Quote the data exactly, first line to the line containing "120, 130, 140]", with no pictures.

SUPPLIED INFORMATION –
================
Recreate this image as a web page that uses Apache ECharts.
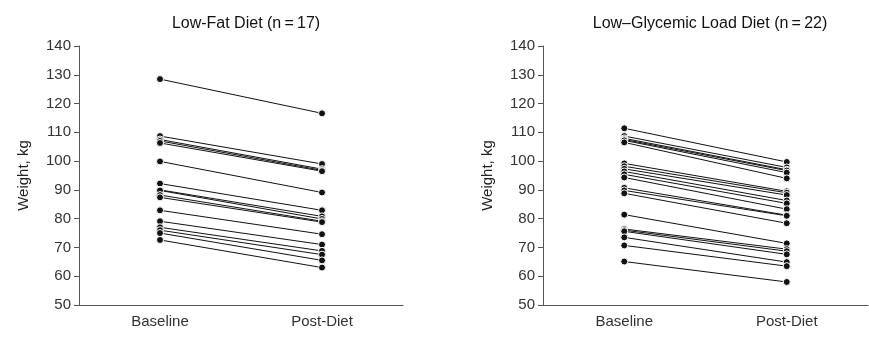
<!DOCTYPE html>
<html>
<head>
<meta charset="utf-8">
<script src="https://cdn.jsdelivr.net/npm/echarts@6/dist/echarts.min.js"></script>
<style>
  html, body { margin: 0; padding: 0; background: #fff; }
  #chart { width: 869px; height: 341px; }
</style>
</head>
<body>
<div id="chart"></div>
<script>
// x categories
const phases = ['Baseline', 'Post-Diet']
const yTicks = [50, 60, 70, 80, 90, 100, 110, 120, 130, 140]

// Low-fat diet, one value per subject
const lowFatBaseline = [128.5, 108.7, 107.5, 107.0, 106.3, 99.9, 92.2, 90.0, 89.8, 88.2, 87.4, 82.9, 79.1, 77.0, 76.0, 75.0, 72.6]
const lowFatPost = [116.6, 99.0, 97.2, 96.8, 96.5, 89.1, 82.9, 80.8, 79.9, 79.1, 78.8, 74.6, 71.0, 68.8, 67.5, 65.5, 63.0]

// Low-glycemic load diet
const lowGlyBaseline = [111.4, 108.7, 107.9, 107.5, 107.2, 106.5, 99.2, 98.2, 97.3, 96.4, 95.4, 94.3, 90.7, 89.8, 88.8, 81.4, 76.4, 76.0, 75.6, 73.5, 70.7, 65.1]
const lowGlyPost = [99.7, 97.8, 97.0, 96.7, 96.0, 94.0, 89.5, 89.0, 88.2, 86.3, 85.3, 83.3, 81.2, 81.0, 78.4, 71.4, 69.4, 68.7, 67.6, 64.9, 63.5, 58.0]

const font = 'Liberation Sans, Arial, sans-serif'

function subjectSeries(base, post, idx) {
  return base.map((b, i) => ({
    type: 'line',
    xAxisIndex: idx,
    yAxisIndex: idx,
    data: [b, post[i]],
    symbol: 'circle',
    symbolSize: 7,
    lineStyle: { color: '#111', width: 1 },
    itemStyle: { color: '#111', borderColor: '#fff', borderWidth: 1 },
    emphasis: { disabled: true },
    animation: false
  }))
}

function yAxis(idx) {
  return {
    type: 'value',
    gridIndex: idx,
    min: yTicks[0],
    max: yTicks[yTicks.length - 1],
    interval: 10,
    name: 'Weight, kg',
    nameLocation: 'middle',
    nameGap: 48,
    nameTextStyle: { fontFamily: font, fontSize: 15, color: '#222' },
    axisLine: { show: true, lineStyle: { color: '#555', width: 1 } },
    axisTick: { show: true, length: 5, lineStyle: { color: '#555' } },
    axisLabel: { fontFamily: font, fontSize: 15, color: '#333', margin: 8 },
    splitLine: { show: false }
  }
}

function xAxis(idx) {
  return {
    type: 'category',
    gridIndex: idx,
    data: phases,
    axisLine: { show: true, lineStyle: { color: '#555', width: 1 } },
    axisTick: { show: false },
    axisLabel: { fontFamily: font, fontSize: 15, color: '#333', margin: 9 },
    splitLine: { show: false }
  }
}

const chart = echarts.init(document.getElementById('chart'))
chart.setOption({
  backgroundColor: '#fff',
  animation: false,
  title: [
    {
      text: 'Low-Fat Diet (n\u2009=\u200917)',
      left: 241, top: 11, textAlign: 'center',
      textStyle: { fontFamily: font, fontSize: 16, fontWeight: 'normal', color: '#111' }
    },
    {
      text: 'Low\u2013Glycemic Load Diet (n\u2009=\u200922)',
      left: 705, top: 11, textAlign: 'center',
      textStyle: { fontFamily: font, fontSize: 16, fontWeight: 'normal', color: '#111' }
    }
  ],
  grid: [
    { left: 79, top: 46, width: 324, height: 259 },
    { left: 543, top: 46, width: 325, height: 259 }
  ],
  xAxis: [xAxis(0), xAxis(1)],
  yAxis: [yAxis(0), yAxis(1)],
  series: subjectSeries(lowFatBaseline, lowFatPost, 0)
    .concat(subjectSeries(lowGlyBaseline, lowGlyPost, 1))
})
</script>
</body>
</html>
================
COMPLETE ANSWER –
Recreate this image as a web page that uses Apache ECharts.
<!DOCTYPE html>
<html>
<head>
<meta charset="utf-8">
<script src="https://cdn.jsdelivr.net/npm/echarts@6/dist/echarts.min.js"></script>
<style>
  html, body { margin: 0; padding: 0; background: #fff; }
  #chart { width: 869px; height: 341px; }
</style>
</head>
<body>
<div id="chart"></div>
<script>
// x categories
const phases = ['Baseline', 'Post-Diet']
const yTicks = [50, 60, 70, 80, 90, 100, 110, 120, 130, 140]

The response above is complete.